In 1788, a Royal Navy lieutenant named John Shortland was sailing home from Botany Bay. He had just helped deliver the First Fleet - the ships carrying Britain's first load of convicts to the newly founded penal colony in New South Wales - and was now looking for a safe northern route through Melanesia. On a chart he drew of an archipelago at the northwestern edge of the Solomons, he wrote his own surname. It stuck. The people who actually lived there had a name for the largest island - Alu - that had been in use for generations and would go on being used long after Shortland had gone home to write his report.
The Shortland group sits in Western Province of the Solomon Islands, its northern edge pressed against the international border with Bougainville. The inner ring - Shortland Island itself, plus Faisi, Balalae, Poporang, Magusaiai, and a handful of smaller offshoots - forms one administrative ward. The outer ring is split: the Treasury Islands (Mono and Stirling) to the southwest, and Fauro Island with its small satellites to the northeast. It is the kind of archipelago where the jungle comes down to the waterline and every island is its own small world with its own small beach. The border between Papua New Guinea and the Solomon Islands runs across the straits, but the fishermen who cross it to sell at markets in Buin tend not to carry passports, and the local police tend not to ask.

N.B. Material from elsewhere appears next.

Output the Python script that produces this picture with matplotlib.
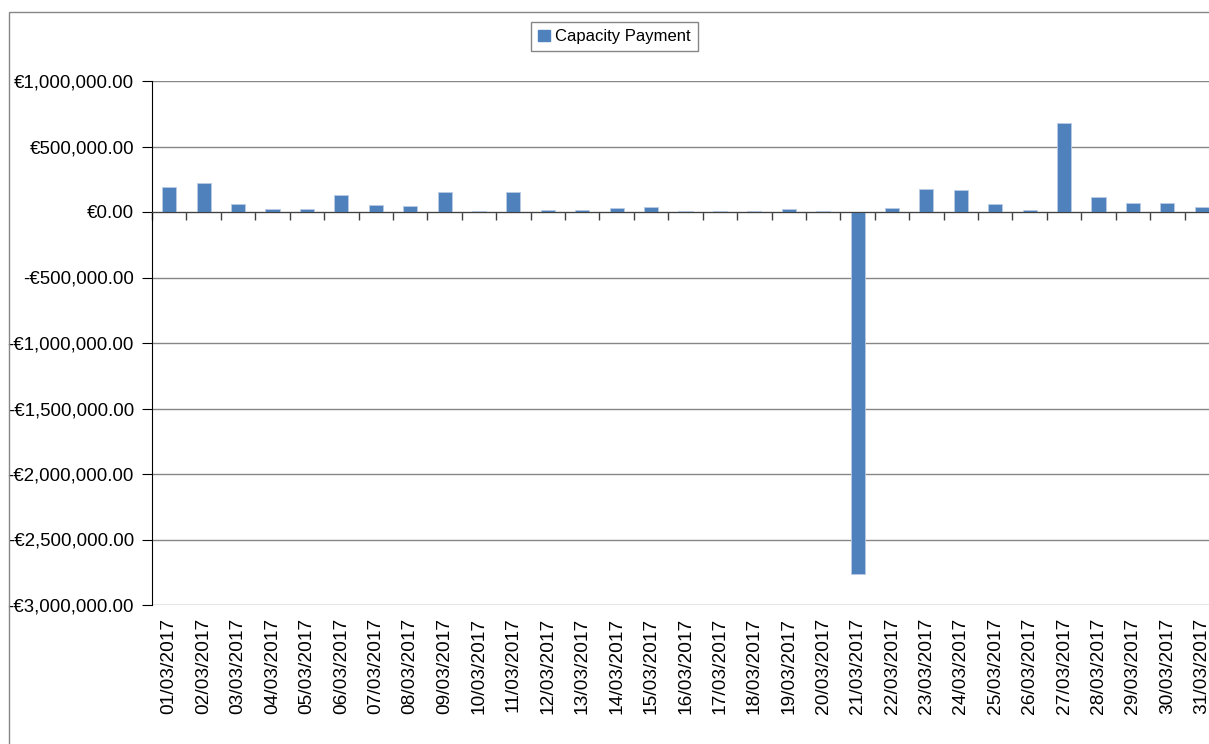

In 1886 the German Empire and the United Kingdom divided the Solomon archipelago between them, with the initial boundary sitting further south than it sits today. The Shortlands, along with Choiseul and Santa Isabel, were on the German side. This arrangement lasted only until the Tripartite Convention of 1899, when Germany ceded the southern Solomons to Britain in exchange for concessions in Samoa. The Shortlands became part of the British Solomon Islands Protectorate, where they would remain until independence in 1978. That thirteen-year German interval left almost no administrative trace - Germany did not develop the islands in any serious way - but it created the odd legal lineage that still explains why Bougainville, a few miles north, belongs to a different country.
Japanese warships entered Shortland Harbor on 30 March 1942 and landed two special naval landing force platoons. There was no resistance. Within weeks the Japanese had set up a seaplane base, with moorings and fortifications in Tuha Channel and on the southeastern portion of Shortland Island, on Faisi, and on the northern part of Poporang. The facility was small but strategically placed - close enough to Guadalcanal to service reconnaissance flights, close enough to Bougainville to shelter between runs. As the war turned, the Allies considered invading the base in August 1943. They chose instead to bypass it for Bougainville and the lightly defended Treasury Islands. The Shortlands would stay under Japanese control until the Japanese surrender in 1945. The garrison was simply left to wither, raided occasionally by cruisers and carrier planes but never stormed. On 20 May 1944, the light cruiser USS Montpelier took light damage from return fire while bombarding Shortland, Poporang, and Magusaiai. The same operation launched four TDR-1 assault drones - crude, radio-controlled unmanned bombers, decades ahead of their time - at anti-aircraft positions on Poporang and Balalae.
When the war ended, the seaplane base was dismantled and reclaimed by the forest. The fortifications on Poporang and Faisi are still there, half-swallowed by vines. The Shortlands today are a quiet constituency of Western Province, inhabited by a few thousand people across the main islands, mostly making their living from fish and copra. The closest urban center is Gizo, across the water; the closest economy they actually participate in is the Saturday market at Buin in Bougainville, where Shortland Islanders arrive with tuna and shellfish and head home with cocoa and trade goods. It is a bit of everyday internationalism that has been going on longer than any of the borders that supposedly divide the region - longer than the Germans, longer than the British, longer than the republics and autonomous regions of the present.
From cruising altitude the Shortlands look exactly like a satellite image of a volcanic archipelago: a fringe of deep green around pale coral shallows, with Shortland Island dominating and the rest scattered around it like a fleet caught at anchor. Flying over, you can see why Shortland the lieutenant thought this place looked like a sheltered harbor. You can also see why Japanese planners thought the same thing a century and a half later, and why Allied planners looked at the map and decided it was a target they could afford to leave alone. The people who lived here through all of that are still here.
Coordinates 6.92 S, 155.88 E, just south of the Bougainville Strait in Western Province, Solomon Islands, against the PNG border. Recommended viewing altitude 4,000 to 7,000 feet for scale. No commercial airstrip on the Shortlands themselves; the nearest regional field is Ballalae (AGBA) on Balalae Island, a wartime strip still in limited use. Across the strait, Buin Airport (AYIQ) in Papua New Guinea is the nearest populated runway. Gizo's Nusatupe Airport (AGGN) lies about 100 nm southeast. Expect frequent tropical showers year-round; reef systems make visual navigation rewarding.